Por isso, para a esquerda, a pobreza e a criminalidade não têm causas multifatoriais – que podem incluir, sim, o racismo e o descaso das elites econômicas, mas não só. São problemas sociais produzidos, como um projeto intencional, por quem tem poder. São um produto da desigualdade imposta pelo acúmulo de capital e pela exploração – a tal luta de classes. Nessa visão, um jovem negro que mora numa favela ou periferia é empurrado para a criminalidade porque não vê outra saída; sua capacidade de escolha, sua agência, é completamente suprimida.

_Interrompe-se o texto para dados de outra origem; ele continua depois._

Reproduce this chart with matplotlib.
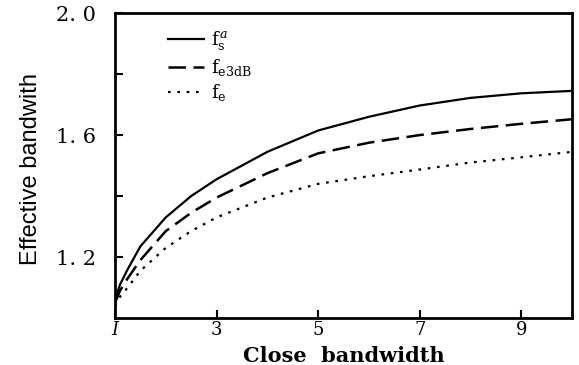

Não importa que a realidade lhes mostre o contrário; não importa que seja uma quantidade mínima de pessoas pobres que escolham a criminalidade; não importa que, ao fim e ao cabo, a população das favelas alvo da megaoperação tenha apoiado maciçamente a ação da polícia; não importa que o país seja um dos países mais violentos do mundo; não importa que o Brasil lidere a lista de países com maior número de homicídios do mundo. Nada disso importa. Tratam como causalidade a correção entre pobreza e criminalidade. Como eu disse num outro artigo: “Se houvesse uma relação de causalidade entre pobreza e criminalidade, países mais pobres teriam índices de criminalidade maiores. Malaui e República Centro-Africana, por exemplo, estão entre os países mais pobres do mundo; no entanto, não estão nem entre os 30 mais violentos”.
Não comemoro a morte de ninguém e acho que foi uma grande tragédia o que ocorreu. Mas tragédia maior é viver sob o domínio do crime
Mas não importa. Sua visão não vai mudar, pois seria preciso renunciar a muitas coisas – inclusive ao dinheiro que advém desse que é um negócio das estatísticas apocalípticas. A sociedade pouco importa; a opinião real da população é menosprezada, pois não há “consciência de classe”. Por isso a mídia mainstream, os jornalistas e intelectuais de esquerda estão, desde a semana passada, tentando manipular e distorcer a opinião pública. Eles não admitem que a sociedade tenha a sua própria autointerpretação de seus problemas; são eles, os ungidos – como diz Thomas Sowell –, que têm capacidade de nos dizer como devemos pensar.
Repito: não comemoro a morte de ninguém e acho que foi uma grande tragédia o que ocorreu. No entanto, penso que maior tragédia é viver sob o domínio do crime. Que o Estado brasileiro se dê conta disso e faça o que precisa ser feito para libertar o país do terrorismo interno que nos assola. E que os defensores de criminosos chorem à vontade.